Ratings were defined as follows:

  • High. There is high confidence that the evidence reflects the true effect. Further research is very unlikely to change our confidence in the estimate of effect. No important scientific disagreement exists across studies. At least two quality A studies are required for this rating. In addition, there must be evidence regarding objective clinical outcomes.
  • Moderate. There is moderate confidence that the evidence reflects the true effect. Further research may change our confidence in the estimate of effect and may in fact change the estimate. Little disagreement exists across studies. Moderately rated bodies of evidence contain fewer than two quality A studies or such studies lack long-term outcomes of relevant populations.
  • Low. There is low confidence that the evidence reflects the true effect. Further research is likely to change the confidence in the estimate of effect and is likely to change the estimate. Underlying studies may report conflicting results. Low rated bodies of evidence could contain either quality B or C studies.
  • Insufficient. Evidence is either unavailable or does not permit a conclusion. There are sparse or no data.

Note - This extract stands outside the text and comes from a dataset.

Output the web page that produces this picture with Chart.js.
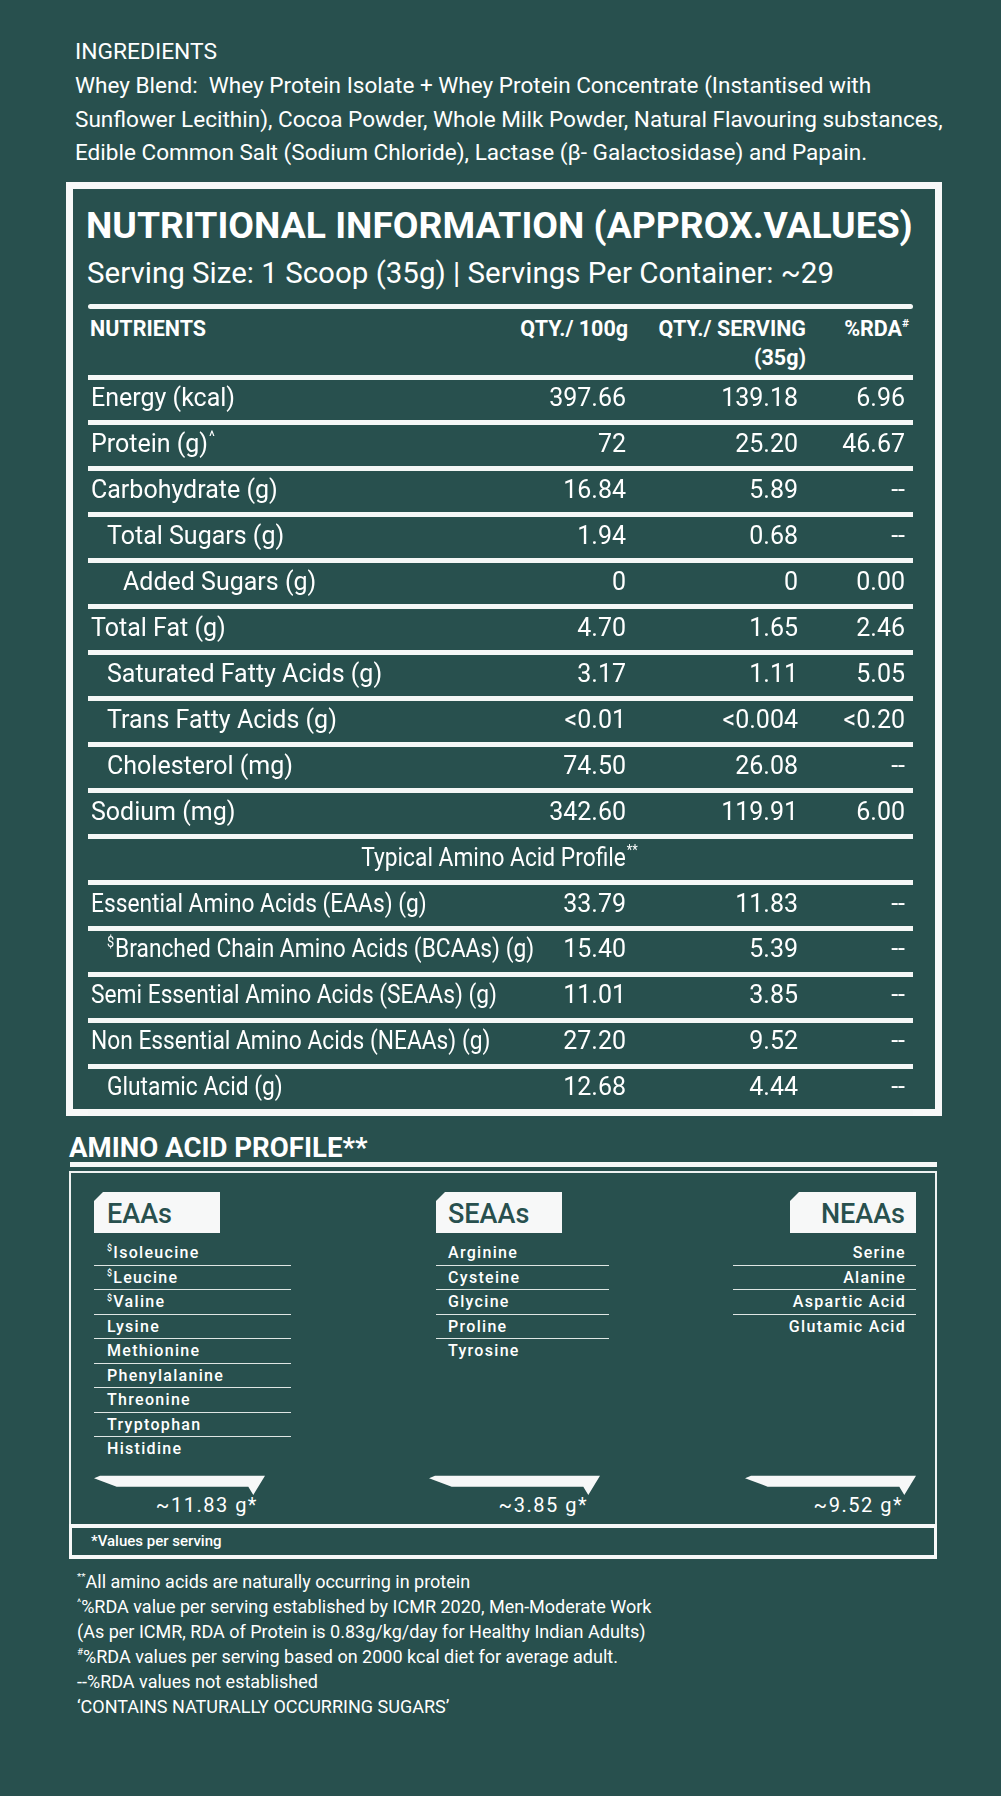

In general, when only one study has been published, the evidence is considered insufficient, unless the study is particularly large, robust, and of good quality.

These ratings provide a shorthand description of the strength of evidence supporting the major questions we addressed. However, they by necessity may oversimplify the many complex issues involved in appraising a body of evidence. The individual studies involved in formulating the composite rating may differ in their design, reporting, and quality. The strengths and weaknesses of the individual reports, as described in detail in the text and tables, should also be considered.

Peer Review and Public Commentary

Experts in MM and/or AL amyloidosis and clinical chemistry and individuals representing stakeholder and user communities were invited to provide external peer review of this CER; AHRQ and an associate editor also provided comments. The draft report was posted on the AHRQ website for 4 weeks to elicit public comment. We addressed all reviewer comments, revising the text as appropriate, and documented everything in a disposition of comments report that will be made available 3 months after the Agency posts the final CER on the AHRQ Web site.